Now is the time for PPP borrowers to reevaluate their participation in the PPP lending program in view of, among other considerations: (i) these recent regulatory developments, (ii) possible impacts, especially in view of the materiality of the size of the PPP loan, to a borrower’s brand and reputation should their participation become public knowledge and be misunderstood and (iii) the potential for expensive and damaging government investigation or litigation under the FCA. If your business is one of the fortunate few that hasn’t yet experienced significant adverse impact from the current economic uncertainty relative to its available financial resources, you may want to consider joining Shake Shack, the Los Angeles Lakers and other companies in returning your PPP Loan. Whether your organization’s situation is clear that it should return its PPP loan, or less than clear, we strongly advise that you consult counsel to assist in determining whether to take advantage of the SBA’s amnesty program, and then documenting your organization’s decision to repay, or to not repay, its PPP loan.

Below are three of the most basic questions you should ask as you evaluate whether to participate in the SBA’s amnesty program.

1. Was your business “per-se” ineligible for the PPP lending program?

The PPP lending program is subject to the requirements of the SBA’s 7(a) lending program, unless specifically exempted under the CARES Act (“Applicable 7(a) Requirements”).

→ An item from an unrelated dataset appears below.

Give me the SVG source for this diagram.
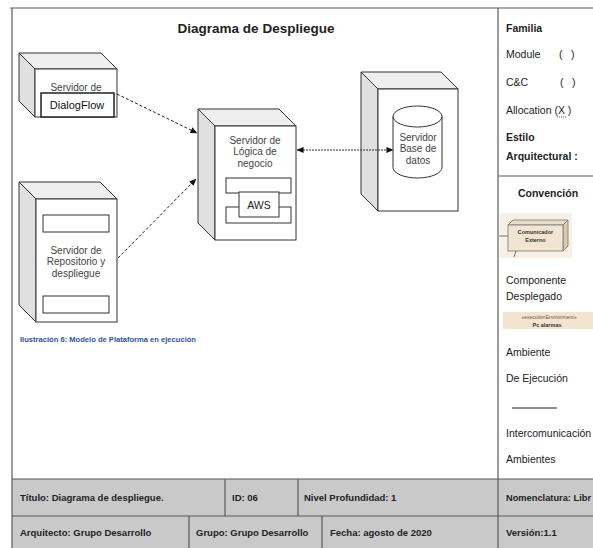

Your organization certified compliance with, among other things, the Applicable 7(a) Requirements when it submitted its PPP loan application, including regarding the type of business that it operates, the number of employees computed in accordance with the SBA’s rules for affiliated companies for full and part time employees, ongoing or past criminal conduct of your business and each of its owners, and involvement by any owner of the business in a business that failed to fully repay any credit extended or guaranteed by the SBA. In addition, the SBA has recently issued guidance disqualifying certain types of businesses from participation in the PPP lending program. If those certifications were not fully understood and their accuracy confirmed, now is the time to fully understand the requirements and confirm the accuracy of the certifications made.

2. Did your business qualify for the amount of the PPP loan that it received?

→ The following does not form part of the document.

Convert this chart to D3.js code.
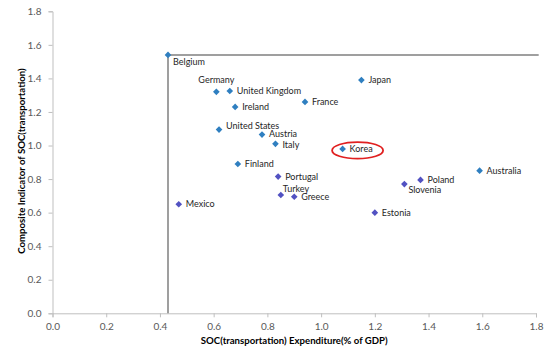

Only after many PPP loans were funded did the SBA provide guidance regarding various questions that had arisen regarding the computation of PPP loan amounts. That guidance is expressed in five interim final regulations which were issued on or after April 13, by which time, many PPP loans had already funded, and the SBA’s ever evolving FAQ. In addition, an organization’s rush to be in the first wave of applicants may have resulted in an inadvertent failure to correctly apply all then-available guidance regarding the computation of loan amount to the organization’s circumstances. Now is the time to review your computation of loan amount to confirm it complies with applicable requirements.

3. Did current economic uncertainty make your PPP Loan request necessary to support ongoing operations?

Your organization certified in its PPP loan application that the then-current economic uncertainty made its PPP Loan request necessary to support ongoing operations. For many (and likely most PPP borrowers), the current economic conditions have had a massive impact, and there is little doubt about the necessity of the economic lifeline that their PPP loan represented.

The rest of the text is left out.